Atari Forum — 2600, 8-bit, and ST | 6502ish
Atari Forum
Three different eras, one logo.
Atari is three different stories with the same logo. The 2600 (technically the VCS) more or less created the console games industry in 1977. The 8-bit computer line that started with the 400 and 800 in 1979 held its own against the C64 for a decade. And the 16-bit ST, launched in 1985 with built-in MIDI, ended up being the computer that made the 1980s dance music scene possible.
Three tracks, three cultures:
- The 2600 / VCS crowd is mostly game-focused, with a strong homebrew catalog and the AtariAge community anchoring most of it.
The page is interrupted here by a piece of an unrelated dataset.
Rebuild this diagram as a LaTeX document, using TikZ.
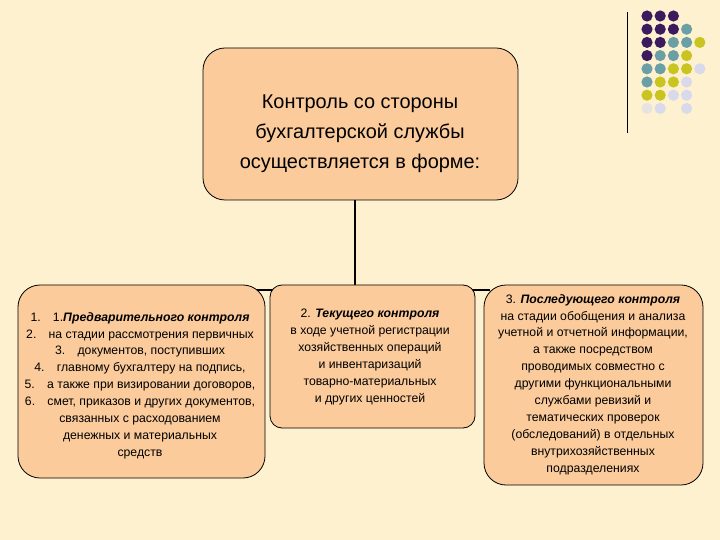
\documentclass[tikz,border=0pt]{standalone}
\usepackage{fontspec}
\setmainfont{Liberation Sans}
\definecolor{bg}{HTML}{FDF1D0}
\definecolor{peach}{HTML}{FBCB9C}
\definecolor{dP}{HTML}{3B1B5E}
\definecolor{dT}{HTML}{6A9FA6}
\definecolor{dY}{HTML}{C9C420}
\definecolor{dL}{HTML}{D9D9EC}
\begin{document}
\begin{tikzpicture}[x=1bp,y=-1bp,
  box/.style={draw=black,line width=0.8pt,fill=peach,rounded corners=22bp,inner sep=0pt},
  txt/.style={align=center,font=\fontsize{12.3}{17}\selectfont,inner sep=0pt}]
\useasboundingbox (0,0) rectangle (720,540);
\fill[bg] (0,0) rectangle (720,540);
% decoration
\draw[line width=1pt] (627,12) -- (627,133);
\foreach \r/\row in {0/{dP,dP,dP},1/{dP,dP,dP,dT},2/{dP,dP,dT,dT,dY},3/{dP,dT,dT,dY},4/{dT,dT,dY,dY,dL},5/{dT,dY,dY,dL},6/{dY,dY,dL,dL}}{
  \foreach \c [count=\i from 0] in \row {\fill[\c] (647+13.2*\i,16+13.2*\r) circle (5.6);}}
\fill[dL!60!bg] (647,108.4) circle (5.6);
\fill[dL] (660.2,108.4) circle (5.6);
\fill[dL] (686.6,108.4) circle (5.6);
% connectors
\coordinate (hl) at (240,290); \coordinate (hr) at (490,290);
\draw[line width=3pt] (hl) -- (hr);
\node[box,minimum width=315bp,minimum height=152bp] (top) at (360.5,124) {};
\coordinate (j) at (355,290);
\draw[line width=3pt] (top.south -| j) -- (j);
\node[box,minimum width=247bp,minimum height=193bp] (left) at (141.5,381.5) {};
\node[box,minimum width=205bp,minimum height=143bp,rounded corners=12bp] (mid) at (372.5,356.5) {};
\node[box,minimum width=219bp,minimum height=200bp] (right) at (593.5,385) {};
% texts
\node[txt,font=\fontsize{20}{30}\selectfont] (tt) at (360,134) {Контроль со стороны\\бухгалтерской службы\\осуществляется в форме:};
\node[txt,anchor=north] (lt) at (140,312) {1.\quad 1.\textbf{\textit{Предварительного контроля}}\\
2.\quad на стадии рассмотрения первичных\\
3.\quad документов, поступивших\\
4.\quad главному бухгалтеру на подпись,\\
5.\quad а также при визировании договоров,\\
6.\quad смет, приказов и других документов,\\
связанных с расходованием\\денежных и материальных\\средств};
\node[txt,anchor=north] (mt) at (370,309) {2. \textit{\textbf{Текущего контроля}}\\в ходе учетной регистрации\\хозяйственных операций\\и инвентаризаций\\товарно-материальных\\и других ценностей};
\node[txt,anchor=north] (rt) at (593,294) {3. \textit{\textbf{Последующего контроля}}\\на стадии обобщения и анализа\\учетной и отчетной информации,\\а также посредством\\проводимых совместно с\\другими функциональными\\службами ревизий и\\тематических проверок\\(обследований) в отдельных\\внутрихозяйственных\\подразделениях};
\end{tikzpicture}
\end{document}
- The 8-bit computer people (400, 800, XL, XE) argue about whether theirs was actually better than the C64. It often was on paper — the POKEY chip, the player-missile graphics, the better hardware sprites — but the C64 won the software library war.
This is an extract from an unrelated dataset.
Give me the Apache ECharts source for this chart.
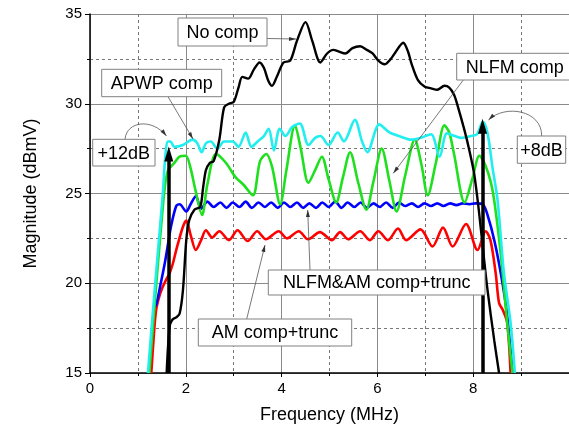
<!DOCTYPE html>
<html><head><meta charset="utf-8">
<script src="https://cdn.jsdelivr.net/npm/echarts@6/dist/echarts.min.js"></script>
<style>html,body{margin:0;padding:0;background:#fff}#c{width:569px;height:432px}</style>
</head><body><div id="c"></div>
<script>
// ---- data (frequency in MHz, magnitude in dBmV) ----
const xTicks = [0, 2, 4, 6, 8];
const yTicks = [15, 20, 25, 30, 35];

const noCompF = [1.60,1.63,1.67,1.73,1.80,1.87,1.94,2.01,2.07,2.18,2.30,2.36,2.42,2.50,2.58,2.70,2.80,2.90,3.00,3.10,3.18,3.30,3.42,3.54,3.63,3.72,3.80,3.90,4.04,4.18,4.32,4.50,4.64,4.81,4.95,5.08,5.20,5.33,5.48,5.64,5.78,5.90,6.02,6.15,6.28,6.36,6.54,6.64,6.71,6.85,6.99,7.12,7.25,7.40,7.50,7.60,7.68,7.82,7.92,8.02,8.12,8.22,8.30,8.44,8.54];
const noCompV = [15.0,16.5,17.7,18.0,18.1,18.3,19.6,22.4,23.5,24.1,24.25,25.3,26.3,26.7,26.8,28.0,29.8,30.0,30.1,30.9,31.5,31.4,31.9,32.3,32.0,31.3,31.0,31.5,32.3,32.4,33.5,34.55,33.5,32.3,32.8,33.0,32.9,32.8,33.1,33.2,33.0,32.8,32.4,32.2,32.5,32.8,33.4,32.9,32.25,31.3,30.95,30.86,30.78,31.0,30.9,30.5,29.84,28.5,27.4,26.1,24.0,21.5,19.6,16.8,15.0];

const apwpF = [1.21,1.30,1.40,1.52,1.57,1.62,1.68,1.76,1.94,2.14,2.24,2.33,2.42,2.52,2.66,2.80,2.98,3.10,3.25,3.37,3.50,3.63,3.73,3.84,3.96,4.08,4.22,4.38,4.56,4.70,4.81,4.98,5.17,5.30,5.53,5.68,5.79,6.04,6.25,6.45,6.71,6.90,7.12,7.30,7.45,7.62,7.75,7.95,8.08,8.20,8.30,8.40,8.51,8.64,8.78,8.87];
const apwpV = [15.0,18.0,21.2,25.0,27.0,27.9,27.9,27.6,27.7,28.0,27.8,27.3,27.8,27.9,27.5,27.9,27.9,27.6,28.4,27.6,27.9,28.2,28.6,27.4,28.6,28.2,28.7,28.9,27.7,28.1,28.2,27.7,28.4,27.9,29.1,27.9,27.3,28.85,28.4,28.2,28.0,28.1,28.3,27.05,28.35,28.2,28.1,28.2,28.3,29.0,28.35,26.5,24.6,20.6,17.8,15.0];

const nlfmF = [1.24,1.32,1.40,1.48,1.56,1.63,1.76,1.87,2.00,2.10,2.20,2.34,2.45,2.63,2.84,3.04,3.20,3.40,3.55,3.68,3.80,3.97,4.10,4.28,4.40,4.56,4.70,4.84,4.98,5.14,5.28,5.43,5.60,5.77,5.92,6.09,6.25,6.40,6.58,6.78,6.92,7.05,7.22,7.40,7.50,7.60,7.82,7.98,8.13,8.25,8.37,8.45,8.58,8.71,8.82];
const nlfmV = [15.0,17.8,20.5,23.0,25.3,26.3,26.7,27.05,27.1,26.4,25.2,23.8,25.5,27.2,26.7,25.9,25.5,24.9,26.8,27.2,26.5,24.4,26.3,28.8,27.5,25.6,26.3,27.05,25.8,24.5,25.9,27.3,25.6,24.1,25.7,27.5,25.7,24.0,26.0,28.0,26.6,24.9,26.7,28.8,28.4,27.2,24.5,25.8,27.1,26.6,25.6,24.4,21.5,17.8,15.0];

const nlfmAmF = [1.31,1.38,1.47,1.56,1.63,1.69,1.80,1.87,2.01,2.10,2.21,2.32,2.45,2.58,2.72,2.85,2.98,3.12,3.25,3.38,3.52,3.65,3.78,3.92,4.05,4.18,4.32,4.45,4.58,4.72,4.85,4.98,5.12,5.25,5.38,5.52,5.65,5.78,5.92,6.05,6.18,6.32,6.45,6.58,6.72,6.85,6.98,7.12,7.25,7.38,7.52,7.65,7.78,7.92,8.05,8.20,8.30,8.44,8.58,8.70,8.82];
const nlfmAmV = [18.6,18.8,19.9,21.1,22.2,23.15,24.3,24.4,24.0,24.4,24.85,24.15,24.55,24.25,24.5,24.2,24.5,24.25,24.55,24.2,24.5,24.25,24.5,24.2,24.5,24.25,24.5,24.2,24.45,24.2,24.5,24.25,24.55,24.2,24.5,24.25,24.5,24.2,24.45,24.25,24.5,24.2,24.5,24.3,24.45,24.25,24.45,24.3,24.45,24.3,24.45,24.35,24.45,24.4,24.45,24.4,23.8,22.4,20.5,18.4,15.0];

const amF = [1.28,1.33,1.38,1.45,1.52,1.59,1.66,1.73,1.80,1.94,2.01,2.10,2.21,2.32,2.42,2.55,2.70,2.90,3.08,3.29,3.49,3.67,3.94,4.11,4.36,4.55,4.80,5.05,5.22,5.39,5.64,5.84,6.02,6.22,6.43,6.60,6.90,7.15,7.37,7.57,7.85,8.09,8.26,8.36,8.47,8.54,8.62,8.71,8.78];
const amV = [15.0,17.0,18.5,19.3,19.8,20.2,20.55,21.1,21.85,23.15,23.5,22.7,21.85,22.4,22.95,22.55,22.9,22.4,22.95,22.35,22.9,22.45,22.9,22.5,22.9,22.45,22.85,22.4,22.85,22.45,22.9,22.4,22.9,22.4,23.05,22.4,23.0,22.05,23.1,22.05,23.3,21.85,22.9,22.4,20.55,18.9,18.5,17.8,15.0];

// gain arrows (+12dB, +8dB): [freq, from, to]
const gainArrowF = [1.645, 8.195];
const gainArrowFrom = [15, 15];
const gainArrowTo = [27.2, 28.75];

const names = ['AM comp+trunc','NLFM&AM comp+trunc','NLFM comp','APWP comp','No comp'];

function pairs(f, v) { return f.map((x, i) => [x, v[i]]); }

const FONT = 'Liberation Sans, Arial, sans-serif';
const chart = echarts.init(document.getElementById('c'), null, {renderer: 'canvas'});

function lineSeries(name, f, v, color, w) {
  return {
    name, type: 'line', data: pairs(f, v), showSymbol: false, smooth: 0.3,
    lineStyle: {color, width: w}, itemStyle: {color}, animation: false, silent: true
  };
}

const series = [
  lineSeries(names[0], amF, amV, '#ff0000', 2.6),
  lineSeries(names[1], nlfmAmF, nlfmAmV, '#0000ff', 2.6),
  lineSeries(names[2], nlfmF, nlfmV, '#1ee01e', 2.6),
  lineSeries(names[3], apwpF, apwpV, '#22eef0', 2.6),
  lineSeries(names[4], noCompF, noCompV, '#000000', 2.4),
  {
    type: 'line', data: [], silent: true, animation: false,
    markLine: {
      silent: true, animation: false,
      symbol: ['none', 'triangle'], symbolSize: [9, 15],
      label: {show: false},
      lineStyle: {color: '#000', width: 3.5, type: 'solid'},
      data: gainArrowF.map((f, i) => [{coord: [f, gainArrowFrom[i]]}, {coord: [f, gainArrowTo[i]]}])
    }
  }
];

// annotation graphics (pixel layout)
const g = [];
function box(x, y, w, h, text, align) {
  g.push({type: 'rect', shape: {x, y, width: w, height: h}, style: {fill: '#fff', stroke: '#808080', lineWidth: 1}, z: 100});
  g.push({type: 'text', x: align === 'left' ? x + 9 : x + w / 2, y: y + h / 2 + 1,
    style: {text, font: '18px ' + FONT, fill: '#000', textAlign: align || 'center', textVerticalAlign: 'middle'}, z: 101});
}
function head(x1, y1, x2, y2) {
  const a = Math.atan2(y2 - y1, x2 - x1), len = 7, w = 4;
  const bx = x2 - len * Math.cos(a), by = y2 - len * Math.sin(a);
  const px = -Math.sin(a) * w / 2, py = Math.cos(a) * w / 2;
  g.push({type: 'polygon', shape: {points: [[x2, y2], [bx + px, by + py], [bx - px, by - py]]}, style: {fill: '#333'}, z: 99});
}
function arrow(x1, y1, x2, y2) {
  g.push({type: 'line', shape: {x1, y1, x2, y2}, style: {stroke: '#555', lineWidth: 0.8}, z: 99});
  head(x1, y1, x2, y2);
}
function curved(x1, y1, c1x, c1y, c2x, c2y, x2, y2) {
  g.push({type: 'bezierCurve', shape: {x1, y1, cpx1: c1x, cpy1: c1y, cpx2: c2x, cpy2: c2y, x2, y2}, style: {stroke: '#555', lineWidth: 0.8, fill: null}, z: 99});
  head(c2x, c2y, x2, y2);
}

arrow(267, 38.5, 296, 39);
arrow(168, 96.7, 193, 139);
curved(125, 139, 127, 121, 152, 118, 166.5, 136);
arrow(463.3, 80, 393.3, 173.3);
curved(541.7, 136, 542, 110, 505, 104, 488.5, 120);
arrow(310, 270, 307.7, 210);
arrow(246.7, 319, 265, 245);

box(178, 18, 89, 28, 'No comp');
box(101.7, 69.3, 120, 27.4, 'APWP comp');
box(92.7, 139.3, 62.3, 26.7, '+12dB');
box(456.7, 53.3, 120, 26.7, 'NLFM comp', 'left');
box(517.3, 136, 48.4, 27.3, '+8dB');
box(268.3, 270, 216.7, 25, 'NLFM&AM comp+trunc');
box(198.3, 319, 153.4, 27, 'AM comp+trunc');

chart.setOption({
  animation: false,
  backgroundColor: '#fff',
  textStyle: {fontFamily: FONT},
  grid: {left: 90, right: -3, top: 14, bottom: 59, containLabel: false},
  xAxis: {
    type: 'value', min: 0, max: 10, interval: 2,
    name: 'Frequency (MHz)', nameLocation: 'middle', nameGap: 33,
    nameTextStyle: {fontSize: 18, color: '#000', fontFamily: FONT},
    axisLine: {show: true, onZero: false, lineStyle: {color: '#000', width: 1.5}},
    axisTick: {show: true, inside: false, length: 4, lineStyle: {color: '#000'}},
    minorTick: {show: true, splitNumber: 2, length: 3, lineStyle: {color: '#000'}},
    axisLabel: {fontSize: 15, color: '#000', fontFamily: FONT, margin: 8, showMaxLabel: false,
      formatter: v => xTicks.includes(v) ? String(v) : ''},
    splitLine: {show: true, lineStyle: {color: '#8a8a8a', width: 1}},
    minorSplitLine: {show: true, lineStyle: {color: '#777', width: 1, type: [3, 3]}}
  },
  yAxis: {
    type: 'value', min: 15, max: 35, interval: 5,
    name: 'Magnitude (dBmV)', nameLocation: 'middle', nameGap: 50, nameRotate: 90,
    nameTextStyle: {fontSize: 18, color: '#000', fontFamily: FONT},
    axisLine: {show: true, lineStyle: {color: '#000', width: 1.5}},
    axisTick: {show: true, inside: false, length: 5, lineStyle: {color: '#000'}},
    minorTick: {show: true, splitNumber: 2, length: 3, lineStyle: {color: '#000'}},
    axisLabel: {fontSize: 15, color: '#000', fontFamily: FONT, margin: 8,
      formatter: v => yTicks.includes(v) ? String(v) : ''},
    splitLine: {show: true, lineStyle: {color: '#8a8a8a', width: 1}},
    minorSplitLine: {show: true, lineStyle: {color: '#777', width: 1, type: [3, 3]}}
  },
  series,
  graphic: g
});
</script>
</body></html>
- The ST camp is its own thing: music producers, demo coders, GEM/TOS programmers, and the Falcon 030 holdouts.
Things worth knowing across the Atari family:
- Atari's engineering documentation was unusually detailed. Jay Miner (before he went to Amiga) and the 8-bit team published schematics and chip-level specs that are still valuable.
- The hardware tends to survive better than Commodore equivalents. The PSUs are less aggressive about killing the motherboard when they fail.
- Commercial Atari died repeatedly — twice, depending on how you count — and every time the community carried on without a corporate home.
Where to go from here:
- Atari ST — music, graphics, 68000 computing
- Atari 8-bit and 2600 hubs are planned; for now the discussion is in the general forums.
Platforms
Frequently Asked Questions
Which Atari should I start with?
Depends what you want. For games and the broadest catalog, the 2600/VCS. For 8-bit home computing, the 400/800/XE/XL line. For 16-bit work — especially music — the ST. These are three different cultures, not a continuum.
Do Atari 8-bit and Atari ST share software?
No. The 8-bit line runs MOS 6502; the ST runs Motorola 68000. Completely different instruction sets and completely different hardware. Atari shared the brand but not the architecture.
What's the difference between Atari 400/800 and XL/XE?
Same core hardware — same CPU, same custom chips (ANTIC, CTIA/GTIA, POKEY) — packaged in different cases with different keyboards. The XL/XE introduced slight ROM updates and OS improvements but everything runs across the family with rare exceptions.
Is Atari still around?
The name is, but the original engineering organizations died repeatedly through the 1990s. Current Atari is a licensing company that periodically ships retro-branded products. The community keeps the original machines going entirely independently.